Appellant's car continued along the highway for more than 400 feet after being struck and finally came to rest in a side ditch. Its rear end, particularly in the vicinity of the left fender, was rather badly crumpled. The frame on the left side was bent and the left end of the bumper and the left fender were mashed against the left rear tire, which blew out.
The jury found that both appellant and appellee failed to keep a proper lookout and that the conduct of each in this respect was a proximate cause of the collision. They additionally found that appellant failed to yield the right of way and that this was a proximate cause of the collision. They failed to find that appellee was driving at a reckless and dangerous rate of speed in the existing circumstances or that he failed to apply the brakes of his car seasonably; negative answers were made to the special issues by which these matters were submitted.

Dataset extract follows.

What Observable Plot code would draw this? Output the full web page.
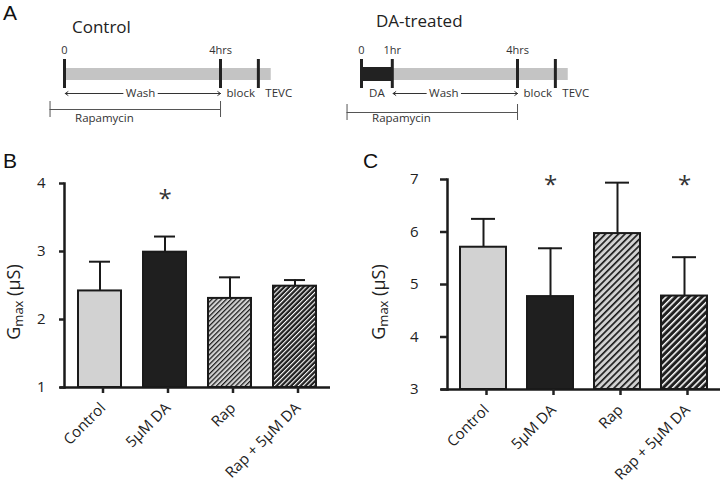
<!DOCTYPE html>
<html><head><meta charset="utf-8">
<script src="https://cdn.jsdelivr.net/npm/d3@7"></script>
<script src="https://cdn.jsdelivr.net/npm/@observablehq/plot@0.6"></script>
<style>
body{margin:0;background:#fff;}
#root{position:relative;width:720px;height:482px;overflow:hidden;font-family:"Open Sans",sans-serif;color:#222;background:#fff}
.abs{position:absolute}
.letter{font-family:"Liberation Sans",Arial,sans-serif;font-size:21px;line-height:1;color:#111}
.title{font-family:"Open Sans",sans-serif;font-size:17px;line-height:1;color:#222;white-space:nowrap}
</style></head><body><div id="root"></div>
<script>
// ---------- data ----------
const groups = ["Control", "5μM DA", "Rap", "Rap + 5μM DA"];
const gmaxB = [2.42, 2.99, 2.31, 2.49];
const semB  = [0.43, 0.23, 0.31, 0.09];
const sigB  = [false, true, false, false];
const ticksB = [1, 2, 3, 4];
const gmaxC = [5.71, 4.77, 5.97, 4.78];
const semC  = [0.54, 0.92, 0.97, 0.74];
const sigC  = [false, true, false, true];
const ticksC = [3, 4, 5, 6, 7];

// timeline (schematic hours)
const controlMarkers = [0, 4, 4.97];
const controlHourLabels = [{t: 0, label: "0"}, {t: 4, label: "4hrs"}];
const daMarkers = [0, 0.79, 4, 4.97];
const daHourLabels = [{t: 0, label: "0"}, {t: 0.79, label: "1hr"}, {t: 4, label: "4hrs"}];
const incubationEnd = 5.3;
const rapamycinStart = -0.37;
const washEnd = 4;
const blockStart = 4, tevcStart = 4.97;

const root = document.getElementById("root");
function place(node, left, top) {
  const d = document.createElement("div");
  d.className = "abs"; d.style.left = left + "px"; d.style.top = top + "px";
  d.appendChild(node); root.appendChild(d); return d;
}
function html(cls, text, left, top) {
  const d = document.createElement("div");
  d.className = "abs " + cls; d.textContent = text;
  d.style.left = left + "px"; d.style.top = top + "px"; root.appendChild(d);
}

// ---------- panel A ----------
function timeline({markers, hourLabels, daEnd, washFrom, washCenter, bracketY}) {
  const R = {hours: 50, markTop: 59, markBot: 88, barTop: 68, barBot: 80, arrow: 93, bracket: bracketY, label: 118};
  const ink = "#333";
  const fs = 11.5;
  const marks = [
    Plot.rect([{a: 0, b: incubationEnd}], {x1: "a", x2: "b", y1: R.barTop, y2: R.barBot, fill: "#c4c4c4"}),
  ];
  if (daEnd != null) {
    marks.push(Plot.rect([{a: 0, b: daEnd}], {x1: "a", x2: "b", y1: R.barTop - 1, y2: R.barBot + 1, fill: "#222"}));
    marks.push(Plot.text(["DA"], {x: daEnd / 2, y: R.arrow, text: d => d, fontSize: fs, fill: ink}));
  }
  marks.push(
    Plot.ruleX(markers, {x: d => d, y1: R.markTop, y2: R.markBot, stroke: "#222", strokeWidth: 3}),
    Plot.text(hourLabels, {x: "t", y: R.hours, text: "label", fontSize: 11, fill: ink}),
    Plot.arrow([{a: washCenter - 0.45, b: washFrom + 0.02}, {a: washCenter + 0.45, b: washEnd}],
      {x1: "a", x2: "b", y1: R.arrow, y2: R.arrow, stroke: ink, strokeWidth: 1, headLength: 5, headAngle: 70}),
    Plot.text(["Wash"], {x: washCenter, y: R.arrow, text: d => d, fontSize: fs, fill: ink}),
    Plot.text(["block"], {x: blockStart, y: R.arrow, dx: 6, text: d => d, textAnchor: "start", fontSize: fs, fill: ink}),
    Plot.text(["TEVC"], {x: tevcStart, y: R.arrow, dx: 7, text: d => d, textAnchor: "start", fontSize: fs, fill: ink}),
    Plot.ruleY([R.bracket], {x1: rapamycinStart, x2: washEnd, stroke: "#555", strokeWidth: 1}),
    Plot.ruleX([rapamycinStart, washEnd], {x: d => d, y1: R.bracket - 8, y2: R.bracket + 8, stroke: "#555", strokeWidth: 1}),
    Plot.text(["Rapamycin"], {x: rapamycinStart, y: R.label, dx: 25, text: d => d, textAnchor: "start", fontSize: fs, fill: ink})
  );
  return Plot.plot({
    width: 300, height: 130, margin: 0,
    style: {background: "transparent", overflow: "visible", fontFamily: "Open Sans"},
    x: {domain: [-1.64, 6.05], axis: null},
    y: {domain: [0, 130], range: [0, 130], axis: null},
    marks
  });
}
place(timeline({markers: controlMarkers, hourLabels: controlHourLabels, daEnd: null, washFrom: 0, washCenter: 1.95, bracketY: 109}), 0, 0);
place(timeline({markers: daMarkers, hourLabels: daHourLabels, daEnd: 0.79, washFrom: 0.79, washCenter: 2.11, bracketY: 112}), 297, 0);

// ---------- panels B & C ----------
const barFills = ["#d2d2d2", "#1f1f1f", "url(#ID-light)", "url(#ID-dark)"];
function barPanel({id, values, sems, sig, ticks, domain, starY, mL, mR, mT, mB, padIn, padOut, tickPad, capInset, period, axisExt, labelX}) {
  const data = groups.map((g, i) => ({
    g, v: values[i], top: values[i] + sems[i], sig: sig[i],
    fill: barFills[i].replace("ID", id)
  }));
  const svg = Plot.plot({
    width: 360, height: 342, marginLeft: mL, marginRight: mR, marginTop: mT, marginBottom: mB,
    style: {background: "transparent", overflow: "visible", fontFamily: "Open Sans", fontSize: "15px", color: "#222"},
    color: {type: "identity"},
    x: {domain: groups, paddingInner: padIn, paddingOuter: padOut, label: null},
    y: {domain, label: null},
    marks: [
      Plot.barY(data, {x: "g", y1: domain[0], y2: "v", fill: "fill", stroke: "#1a1a1a", strokeWidth: 2}),
      Plot.ruleX(data, {x: "g", y1: "v", y2: "top", stroke: "#1a1a1a", strokeWidth: 2}),
      Plot.tickY(data, {x: "g", y: "top", stroke: "#1a1a1a", strokeWidth: 2, insetLeft: capInset, insetRight: capInset}),
      Plot.ruleY([domain[0]], {stroke: "#1a1a1a", strokeWidth: 2.5, insetLeft: -axisExt}),
      Plot.frame({anchor: "left", stroke: "#1a1a1a", strokeWidth: 2.5}),
      Plot.axisY({ticks, tickFormat: d => String(d), tickSize: tickPad[0], tickPadding: tickPad[1], strokeWidth: 2.5, fontSize: 15, label: null}),
      Plot.axisX({tickSize: 6, tickPadding: 12, dx: 3, tickRotate: -45, strokeWidth: 2.5, fontSize: 15, label: null}),
      Plot.text(data.filter(d => d.sig), {x: "g", y: starY, dy: 6, text: () => "*", fontSize: 24, fill: "#333"})
    ]
  });
  const s = d3.select(svg);
  const defs = s.insert("defs", ":first-child");
  const mk = (name, bg, fg, w) => {
    const p = defs.append("pattern").attr("id", id + "-" + name).attr("patternUnits", "userSpaceOnUse")
      .attr("width", period).attr("height", period).attr("patternTransform", "rotate(45)");
    p.append("rect").attr("width", period).attr("height", period).attr("fill", bg);
    p.append("rect").attr("x", 0).attr("width", w).attr("height", period).attr("fill", fg);
  };
  mk("light", "#d2d2d2", "#1a1a1a", period * 0.36);
  mk("dark", "#1f1f1f", "#ffffff", period * 0.33);
  const t = s.append("text").attr("transform", `translate(${labelX},162) rotate(-90)`)
    .attr("text-anchor", "middle").attr("fill", "#222").attr("font-family", "Open Sans").attr("font-size", 18);
  t.append("tspan").text("G");
  t.append("tspan").attr("font-size", 13).attr("dy", 3).text("max");
  t.append("tspan").attr("dy", -3).text(" (μS)");
  return svg;
}
place(barPanel({id: "b", values: gmaxB, sems: semB, sig: sigB, ticks: ticksB, domain: [1, 4], starY: 3.85,
  mL: 64, mR: 30, mT: 43, mB: 95, padIn: 0.34, padOut: 0.2, tickPad: [5, 14], capInset: 11, period: 3.4, axisExt: 4, labelX: 20}), 0, 140);
place(barPanel({id: "c", values: gmaxC, sems: semC, sig: sigC, ticks: ticksC, domain: [3, 7], starY: 7.0,
  mL: 87, mR: 0, mT: 39, mB: 93, padIn: 0.32, padOut: 0.18, tickPad: [7, 22], capInset: 11, period: 4.6, axisExt: 6, labelX: 25}), 360, 140);

// ---------- text labels ----------
html("letter", "A", 3, 2);
html("letter", "B", 3, 150);
html("letter", "C", 363, 150);
html("title", "Control", 72, 18);
html("title", "DA-treated", 376, 12);
</script></body></html>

Appellant has brought forward ten points of error, all of which present, in one way or another, questions with reference to whether there was any evidence to support such of the jury's findings as were adverse to appellant, or whether there was sufficient evidence to support such findings, or whether such findings are so against the greater weight and preponderance of the evidence as to be clearly wrong. Appellant also contends that the evidence conclusively established that appellee's failure to keep a proper lookout was the sole proximate cause of the collision.

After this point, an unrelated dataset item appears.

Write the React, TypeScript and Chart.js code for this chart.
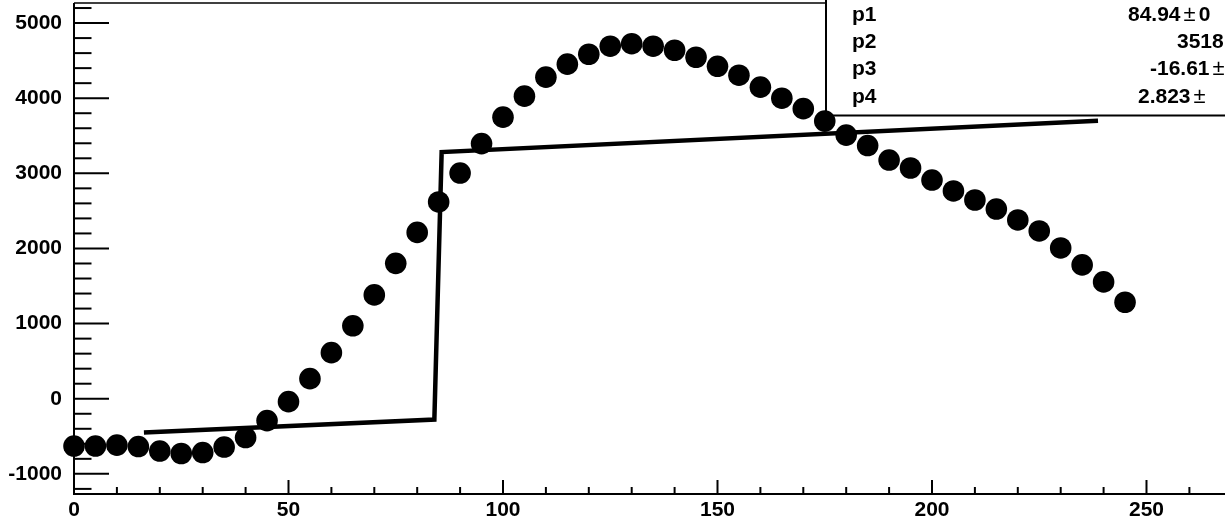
import React, { useEffect, useRef } from "react";
import { Chart, registerables } from "chart.js";

Chart.register(...registerables);

// Data points (x in steps of 5, y)
const pointX = [
  0, 5, 10, 15, 20, 25, 30, 35, 40, 45, 50, 55, 60, 65, 70, 75, 80, 85, 90, 95,
  100, 105, 110, 115, 120, 125, 130, 135, 140, 145, 150, 155, 160, 165, 170, 175,
  180, 185, 190, 195, 200, 205, 210, 215, 220, 225, 230, 235, 240, 245,
];
const pointY = [
  -630, -630, -617, -636, -696, -729, -716, -643, -517, -291, -39, 267, 613, 971,
  1382, 1802, 2214, 2619, 3004, 3396, 3748, 4027, 4280, 4453, 4585, 4692, 4725,
  4692, 4638, 4545, 4425, 4306, 4147, 4000, 3861, 3695, 3509, 3370, 3177, 3071,
  2911, 2765, 2645, 2525, 2379, 2233, 2007, 1781, 1555, 1284,
];

// Fit curve
const fitX = [16.3, 84.0, 85.7, 238.7];
const fitY = [-450, -278, 3283, 3699];

// Axis ranges & ticks
const xMin = 0;
const xMax = 268.3;
const yMin = -1268;
const yMax = 5267;
const xTickValues = [0, 50, 100, 150, 200, 250];
const yTickValues = [-1000, 0, 1000, 2000, 3000, 4000, 5000];
const xMinorStep = 10;
const yMinorStep = 200;

// Stats box
const statNames = ["p1", "p2", "p3", "p4"];
const statValues = ["84.94", "3518", "-16.61", "2.823"];
const statErrors = ["0", "", "", ""];
const statHasPm = [true, false, true, true];

const FONT = "'Liberation Sans', Arial, Helvetica, sans-serif";

const rootPlugin = {
  id: "rootStyle",
  beforeDatasetsDraw(chart: any) {
    const ctx = chart.ctx;
    const { left, right, top, bottom } = chart.chartArea;
    const xs = chart.scales.x;
    const ys = chart.scales.y;
    ctx.save();
    ctx.strokeStyle = "#000";
    // top frame
    ctx.lineWidth = 1.5;
    ctx.beginPath();
    ctx.moveTo(left, top);
    ctx.lineTo(right, top);
    ctx.stroke();
    // axes
    ctx.lineWidth = 2;
    ctx.beginPath();
    ctx.moveTo(left, top);
    ctx.lineTo(left, bottom);
    ctx.lineTo(right, bottom);
    ctx.stroke();
    // y ticks
    for (let v = Math.ceil(yMin / yMinorStep) * yMinorStep; v <= yMax; v += yMinorStep) {
      const py = ys.getPixelForValue(v);
      const len = yTickValues.includes(v) ? 35 : 17.5;
      ctx.beginPath();
      ctx.moveTo(left, py);
      ctx.lineTo(left + len, py);
      ctx.stroke();
    }
    // x ticks
    for (let v = Math.ceil(xMin / xMinorStep) * xMinorStep; v <= xMax; v += xMinorStep) {
      const px = xs.getPixelForValue(v);
      const len = xTickValues.includes(v) ? 14 : 7;
      ctx.beginPath();
      ctx.moveTo(px, bottom);
      ctx.lineTo(px, bottom - len);
      ctx.stroke();
    }
    // stats box
    const bx = 826;
    const by = 115.5;
    ctx.fillStyle = "#fff";
    ctx.fillRect(bx, -10, 600, by + 10);
    ctx.lineWidth = 2;
    ctx.beginPath();
    ctx.moveTo(bx, -10);
    ctx.lineTo(bx, by);
    ctx.lineTo(bx + 600, by);
    ctx.stroke();
    // stats text
    const baselines = [20.7, 48.3, 75, 103.3];
    const valueX = [1128, 1177, 1150, 1138];
    ctx.fillStyle = "#000";
    ctx.textBaseline = "alphabetic";
    ctx.textAlign = "left";
    for (let i = 0; i < statNames.length; i++) {
      ctx.font = `bold 21px ${FONT}`;
      ctx.fillText(statNames[i], 852, baselines[i]);
      ctx.fillText(statValues[i], valueX[i], baselines[i]);
      let x = valueX[i] + ctx.measureText(statValues[i]).width + 3;
      if (statHasPm[i]) {
        ctx.font = `22px ${FONT}`;
        ctx.fillText("±", x, baselines[i]);
        x += ctx.measureText("±").width + 3;
      }
      if (statErrors[i]) {
        ctx.font = `bold 21px ${FONT}`;
        ctx.fillText(statErrors[i], x, baselines[i]);
      }
    }
    ctx.restore();
  },
};

export default function App() {
  const ref = useRef<HTMLCanvasElement | null>(null);
  useEffect(() => {
    if (!ref.current) return;
    const points = pointX.map((x, i) => ({ x, y: pointY[i] }));
    const fit = fitX.map((x, i) => ({ x, y: fitY[i] }));
    const chart = new Chart(ref.current, {
      type: "scatter",
      data: {
        datasets: [
          {
            data: fit,
            showLine: true,
            borderColor: "#000",
            borderWidth: 4.5,
            pointRadius: 0,
            borderJoinStyle: "miter",
            clip: false,
          } as any,
          {
            data: points,
            showLine: false,
            backgroundColor: "#000",
            borderWidth: 0,
            pointRadius: 10.8,
            pointHoverRadius: 10.8,
            clip: false,
          } as any,
        ],
      },
      options: {
        animation: false,
        responsive: false,
        events: [],
        layout: { autoPadding: false, padding: { top: 3, right: 0, left: 0, bottom: 0 } },
        plugins: {
          legend: { display: false },
          tooltip: { enabled: false },
          title: { display: false },
        },
        scales: {
          x: {
            type: "linear",
            min: xMin,
            max: xMax,
            grid: { display: false, drawTicks: false },
            border: { display: false },
            afterBuildTicks: (s: any) => {
              s.ticks = xTickValues.map((v) => ({ value: v }));
            },
            afterFit: (s: any) => {
              s.height = 31;
              s.paddingLeft = 0;
              s.paddingRight = 0;
              s.paddingTop = 0;
              s.paddingBottom = 0;
            },
            ticks: {
              padding: 4,
              maxRotation: 0,
              autoSkip: false,
              color: "#000",
              callback: (v: any) => String(v),
              font: { family: FONT, size: 21, weight: "bold" },
            },
          },
          y: {
            type: "linear",
            min: yMin,
            max: yMax,
            grid: { display: false, drawTicks: false },
            border: { display: false },
            afterBuildTicks: (s: any) => {
              s.ticks = yTickValues.map((v) => ({ value: v }));
            },
            afterFit: (s: any) => {
              s.width = 74;
              s.paddingLeft = 0;
              s.paddingRight = 0;
              s.paddingTop = 0;
              s.paddingBottom = 0;
            },
            ticks: {
              padding: 12,
              autoSkip: false,
              color: "#000",
              callback: (v: any) => String(v),
              font: { family: FONT, size: 21, weight: "bold" },
            },
          },
        },
      } as any,
      plugins: [rootPlugin],
    });
    return () => chart.destroy();
  }, []);
  return (
    <div style={{ position: "absolute", left: 0, top: 0, width: 1225, height: 525, background: "#fff", overflow: "hidden" }}>
      <canvas ref={ref} width={1225} height={525} style={{ display: "block" }} />
    </div>
  );
}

The judgment must be affirmed if the evidence supports the jury's findings that appellant failed to keep a proper lookout and that this was a proximate cause of the collision or if it supports the findings that appellant failed to yield the right of way when he should have yielded it and that this was a proximate cause of the collision. And we have concluded that the evidence does support such findings. The jurors were at liberty to accept appellee's version of what happened, and this, in large part, they apparently did. They evidently reasoned that appellee's car was in such close proximity when appellant started upon the highway that appellant should have seen it and realized its nearness if he had been keeping a proper lookout, and should have then permitted it to pass before attempting to drive into the south lane. They were at liberty to believe, and probably did, that a third car had passed just before appellant entered the highway and that appellant was watching it, was poised to cross immediately upon its passage, and did speed in front of appellee when it was too late for the latter to stop or swerve his car and thereby avoid the collision. They apparently also believed that if appellee had himself been keeping a proper lookout he would have seen appellant sooner and should have anticipated what the latter intended to do. Reasoning along the general lines indicated was justified by the evidence.
The judgment of the trial court is affirmed.